Da kommt Freude auf im düsteren Tal und mit Jesus erklären wir: "Ihr seid das
Licht der Welt. Es kann die Stadt, die auf einem Berge liegt, nicht verborgen sein." Im Kommunalwahlkampf hatte die andere Partei mit den drei Buchstaben S,
P und D noch behauptet, für sie bedeute Verkehrspolitik nicht nur Straßenneu- und -ausbau, sondern auch "Politik für den ruhenden
Verkehr". Denen hats die PDS jetzt aber gezeigt.
Es ist in diesen Tagen Mode, die Abgeordneten von heute mit der Anprangerung ihrer Taten von
1973 für die gesellschaftliche Rebellion von 1968 zu bestrafen. Die Masche ist so unlauter wie durchschaubar und beweist nur, dass die gegenwärtige
"Opposition" im Reichstag ein elendes Ensemble von niveau- und stillosen politischen Luschen ist. Bereits 1986 haben die CDU-Kämpen
Bötsch und Seiters im Auftrag ihrer Fraktion eine Kampfbroschüre verbreitet, in der "Die Kader der Grünen" an Hand von 65
Biografien führender Grüner als Abgesandte der ehemaligen K-Gruppen denunziert wurden. Was damals zum Schenkelklopfen animierte schmeckt heute
als Zweitaufguss grad so wie die Damen und Herren Verkünder aussehen.
Wir bleiben deshalb bei der reziproken Methode und werfen den Abgeordneten von damals vor, was
sie aus den politischen Rebellen von heute gemacht haben. Die Parkplatzbeleuchter und Lampenputzer vom Nippeser Tälchen haben bekanntlich
Vorläufer, die ihnen die Loipen von heute gespurt haben.

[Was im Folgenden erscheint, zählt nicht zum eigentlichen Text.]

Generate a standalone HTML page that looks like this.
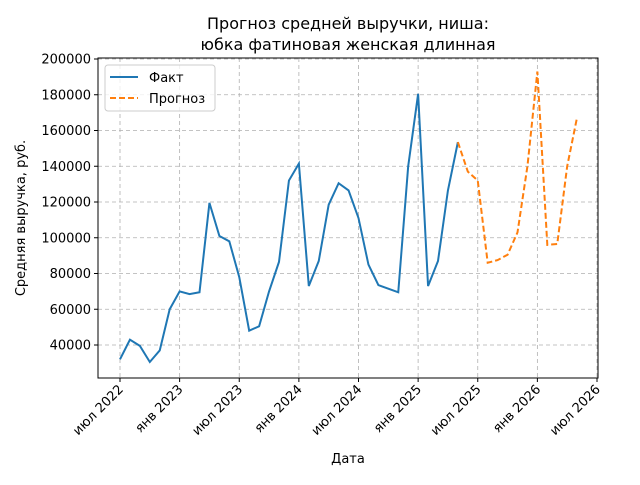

Zum Beispiel die Bunte Liste im Hamburger Stadtteil Eimsbüttel, dem ersten Hort von
Kommunalpolitik der "neuen Linken" nach dem Zweiten Weltkrieg.

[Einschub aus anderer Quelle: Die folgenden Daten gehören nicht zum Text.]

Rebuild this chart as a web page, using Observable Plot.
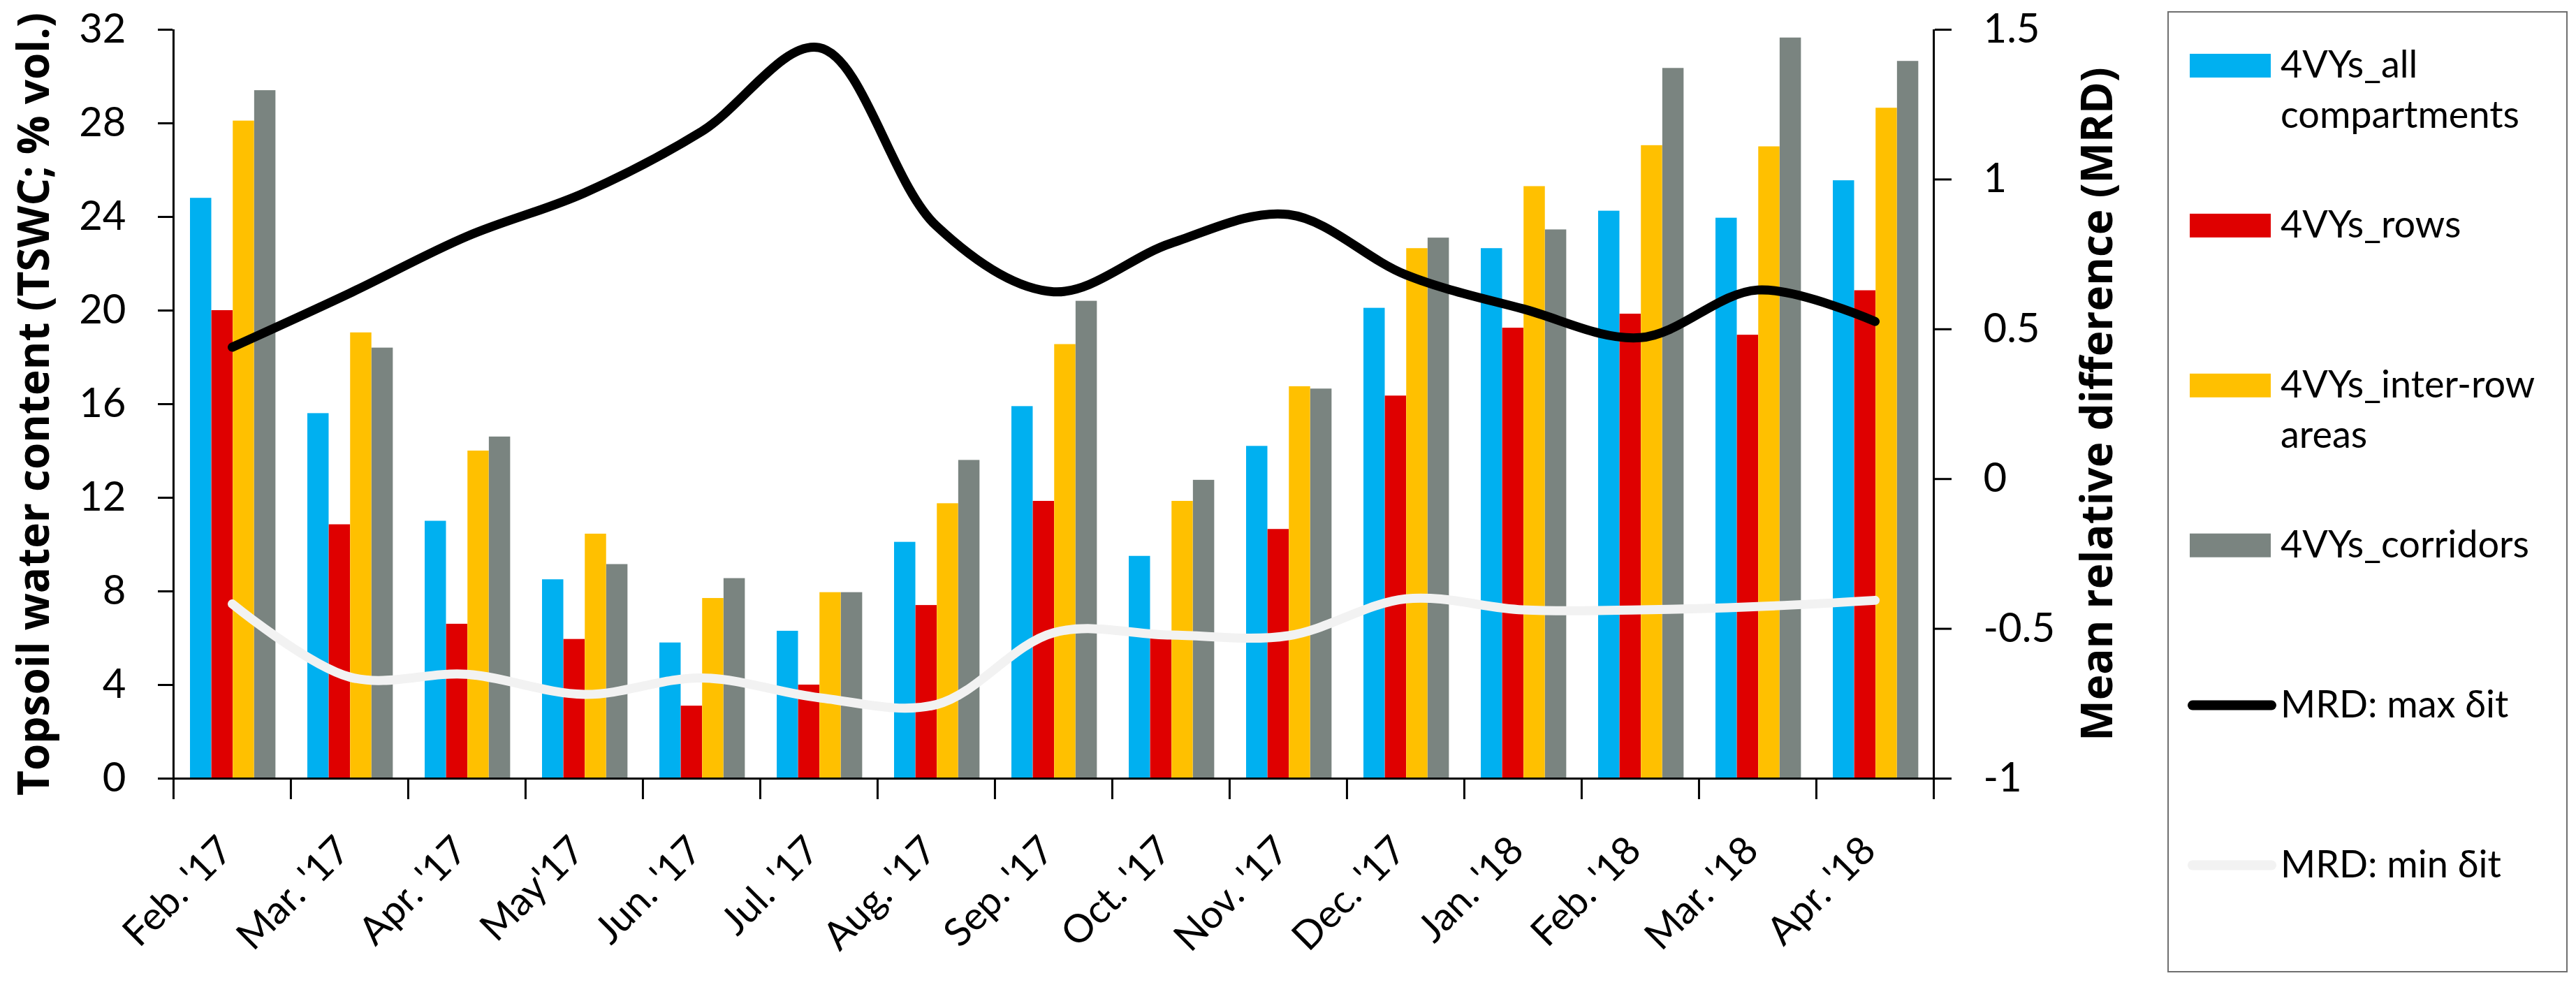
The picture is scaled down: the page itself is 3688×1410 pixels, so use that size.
<!DOCTYPE html>
<html>
<head>
<meta charset="utf-8">
<script src="https://cdn.jsdelivr.net/npm/d3@7"></script>
<script src="https://cdn.jsdelivr.net/npm/@observablehq/plot@0.6"></script>
<style>
html, body { margin: 0; padding: 0; background: #fff; }
#wrap { position: relative; width: 3688px; height: 1410px; overflow: hidden; }
#legend { position: absolute; left: 3103px; top: 16px; }
</style>
</head>
<body>
<div id="wrap"><div id="chart"></div><svg id="legend"></svg></div>
<script>
// ---------- data ----------
const months = ["Feb. '17", "Mar. '17", "Apr. '17", "May'17", "Jun. '17", "Jul. '17", "Aug. '17",
  "Sep. '17", "Oct. '17", "Nov. '17", "Dec. '17", "Jan. '18", "Feb. '18", "Mar. '18", "Apr. '18"];

const allCompartments = [24.8, 15.6, 11.0, 8.5, 5.8, 6.3, 10.1, 15.9, 9.5, 14.2, 20.1, 22.65, 24.25, 23.95, 25.55];
const rows            = [20.0, 10.85, 6.6, 5.95, 3.1, 4.0, 7.4, 11.85, 6.0, 10.65, 16.35, 19.25, 19.85, 18.95, 20.85];
const interRow        = [28.1, 19.05, 14.0, 10.45, 7.7, 7.95, 11.75, 18.55, 11.85, 16.75, 22.65, 25.3, 27.05, 27.0, 28.65];
const corridors       = [29.4, 18.4, 14.6, 9.15, 8.55, 7.95, 13.6, 20.4, 12.75, 16.65, 23.1, 23.45, 30.35, 31.65, 30.65];

const mrdMax = [0.44, 0.62, 0.81, 0.955, 1.16, 1.44, 0.845, 0.625, 0.787, 0.883, 0.682, 0.568, 0.472, 0.631, 0.526];
const mrdMin = [-0.417, -0.661, -0.652, -0.719, -0.664, -0.73, -0.753, -0.513, -0.521, -0.523, -0.40, -0.437, -0.437, -0.426, -0.405];

const seriesNames = ["4VYs_all compartments", "4VYs_rows", "4VYs_inter-row areas", "4VYs_corridors"];
const seriesColors = ["#00B0F0", "#DF0000", "#FFC000", "#7A8480"];
const lineNames = ["MRD: max δit", "MRD: min δit"];
const lineColors = ["#000000", "#F2F2F2"];

const leftTicks = [0, 4, 8, 12, 16, 20, 24, 28, 32];
const rightTicks = [-1, -0.5, 0, 0.5, 1, 1.5];
const leftTitle = "Topsoil water content (TSWC; % vol.)";
const rightTitle = "Mean relative difference (MRD)";

// ---------- layout ----------
const W = 3688, H = 1410, mL = 247, mR = 919, mT = 42, mB = 296;
const yMax = 32, mrdLo = -1, mrdHi = 1.5;
const bw = (W - mL - mR) / months.length;
const pxPerUnit = (H - mT - mB) / yMax;
const tickUnits = 30 / pxPerUnit;
const toLeft = v => (v - mrdLo) * yMax / (mrdHi - mrdLo);
const fromLeft = d => Math.round((d * (mrdHi - mrdLo) / yMax + mrdLo) * 100) / 100;
const gapFrac = 24 / 168.13, barFrac = 30.62 / 168.13;

const series = [allCompartments, rows, interRow, corridors];
const barMarks = series.map((vals, k) =>
  Plot.barY(months.map((m, i) => ({month: m, value: vals[i], series: seriesNames[k]})), {
    x: "month", y: "value", fill: seriesColors[k],
    insetLeft: bw * (gapFrac + k * barFrac),
    insetRight: bw * (1 - gapFrac - (k + 1) * barFrac)
  })
);

const lineData = [mrdMax, mrdMin].map(arr => months.map((m, i) => ({month: m, mrd: arr[i]})));
const lineMarks = lineData.map((d, k) =>
  Plot.line(d, {x: "month", y: r => toLeft(r.mrd), curve: "catmull-rom",
    stroke: lineColors[k], strokeWidth: 13, strokeLinecap: "round", strokeLinejoin: "round"})
);

const axisStyle = {fontSize: 58, fontFamily: "Lato, 'Open Sans', sans-serif", color: "black", strokeWidth: 3, label: null};
const last = months[months.length - 1];
const titleStyle = {text: d => d, rotate: -90, textAnchor: "middle", lineAnchor: "middle",
  fontSize: 62, fontWeight: "bold", fontFamily: "'Open Sans', sans-serif", fill: "black"};

const chart = Plot.plot({
  width: W, height: H,
  marginLeft: mL, marginRight: mR, marginTop: mT, marginBottom: mB,
  style: {background: "white", overflow: "visible"},
  x: {type: "band", domain: months, padding: 0, axis: null},
  y: {domain: [0, yMax]},
  marks: [
    ...barMarks,
    Plot.ruleY([0], {stroke: "black", strokeWidth: 3}),
    Plot.ruleX(months, {x: d => d, dx: -bw / 2, y1: () => 0, y2: () => -tickUnits, stroke: "black", strokeWidth: 3}),
    Plot.ruleX([months[0]], {x: d => d, dx: -bw / 2, y1: () => 0, y2: () => yMax, stroke: "black", strokeWidth: 3}),
    Plot.ruleX([last], {x: d => d, dx: bw / 2, y1: () => -tickUnits, y2: () => yMax, stroke: "black", strokeWidth: 3}),
    Plot.axisY({anchor: "left", ticks: leftTicks, tickSize: 21, tickPadding: 46, ...axisStyle}),
    Plot.axisY({anchor: "right", ticks: rightTicks.map(toLeft), tickFormat: d => String(fromLeft(d)),
      tickSize: 24, tickPadding: 46, ...axisStyle}),
    Plot.text(months, {x: d => d, y: () => 0, text: d => d, rotate: -45, textAnchor: "end", lineAnchor: "bottom",
      dx: 4, dy: 106, fontSize: 56, fontFamily: "Lato, 'Open Sans', sans-serif", fill: "black"}),
    Plot.text([leftTitle], {frameAnchor: "left", dx: 50 - mL, ...titleStyle}),
    Plot.text([rightTitle], {frameAnchor: "right", dx: 3004 - (W - mR), ...titleStyle}),
    ...lineMarks
  ]
});
document.getElementById("chart").appendChild(chart);

// ---------- legend ----------
const legW = 573, legH = 1377;
const leg = d3.select("#legend").attr("width", legW).attr("height", legH);
leg.append("rect").attr("x", 1).attr("y", 1).attr("width", legW - 2).attr("height", legH - 3)
  .attr("fill", "white").attr("stroke", "#6f6f6f").attr("stroke-width", 2);

const items = [
  ...seriesNames.map((n, i) => ({type: "bar", color: seriesColors[i],
    lines: n.includes(" ") ? n.split(" ") : [n]})),
  ...lineNames.map((n, i) => ({type: "line", color: lineColors[i], lines: [n]}))
];
const step = 228.9, firstCenter = 78;
items.forEach((it, i) => {
  const cy = firstCenter + i * step;
  if (it.type === "bar") {
    leg.append("rect").attr("x", 32).attr("y", cy - 17).attr("width", 116).attr("height", 34).attr("fill", it.color);
  } else {
    leg.append("line").attr("x1", 36).attr("x2", 149).attr("y1", cy).attr("y2", cy)
      .attr("stroke", it.color).attr("stroke-width", 14).attr("stroke-linecap", "round");
  }
  it.lines.forEach((t, j) => {
    leg.append("text").attr("x", 162).attr("y", cy + 17 + j * 72)
      .attr("font-family", "Lato, 'Open Sans', sans-serif").attr("font-size", 54).attr("fill", "black")
      .text(t);
  });
});
</script>
</body>
</html>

Dort stritten einst die Minderheitler des Kommunistischen Bundes und Befürworter von
"professioneller Parlamentsarbeit", zu ihnen gehörten so bekannte Namen wie Ebermann, Trampert und Reents, gegen die Mehrheitler. In einem
Bilanzpapier nach zwei Jahren "Bunte Liste Eimsbüttel", hieß es: "Die Wahl der beiden BuLi-Abgeordneten hat einen
Rattenschwanz weiterer von der BuLi zu besetzenden Posten in diversen Ausschüssen nach sich gezogen die ‚Parlamentsfraktion ist u.W.
derzeit in 8 Ausschüssen, 5 oder 6 Unterausschüssen und 3 Unter-Unterausschüssen vertreten. (Die Ausschussvertreter etc. werden von den BV-
Abgeordneten ernannt.) Ein Blick auf den Terminkalender zeigt, dass an ca. 15 Tagen im Monat (also an jedem zweiten Tag des Monats) irgendein Ausschuss,
Unterausschuss oder die Bezirksversammlung tagt an manchen Tagen finden auch mehrere Termine gleichzeitig statt. Samt einigen Stellvertretern,
‚Referenten und derzeit zwei ‚Fraktionssekretären bringt es die ‚Parlamentsfraktion auf mehr als 30 Personen bei einer
Ausgangsbasis von zwei Abgeordneten!"
Da auch in Köln die Ausgangsbasis ganze zwei Stadtrats- und zweieinhalb
Bezirksvertretungsabgeordnete sind, lassen wir dies kommentarlos als Menetekel aus dem Norden stehen, kündigen aber formlos an, dass wir dafür
sorgen werden, dass die nächste Demonstration gegen irgendein Übel des Kapitalismus in Köln am Parkplatz im Nippeser Tälchen beginnen
wird. Und dann werden wir eigenhändig die Beleuchtung absägen ritze, ratze, mit Geschicke, in den Lampenstiel ne Lücke.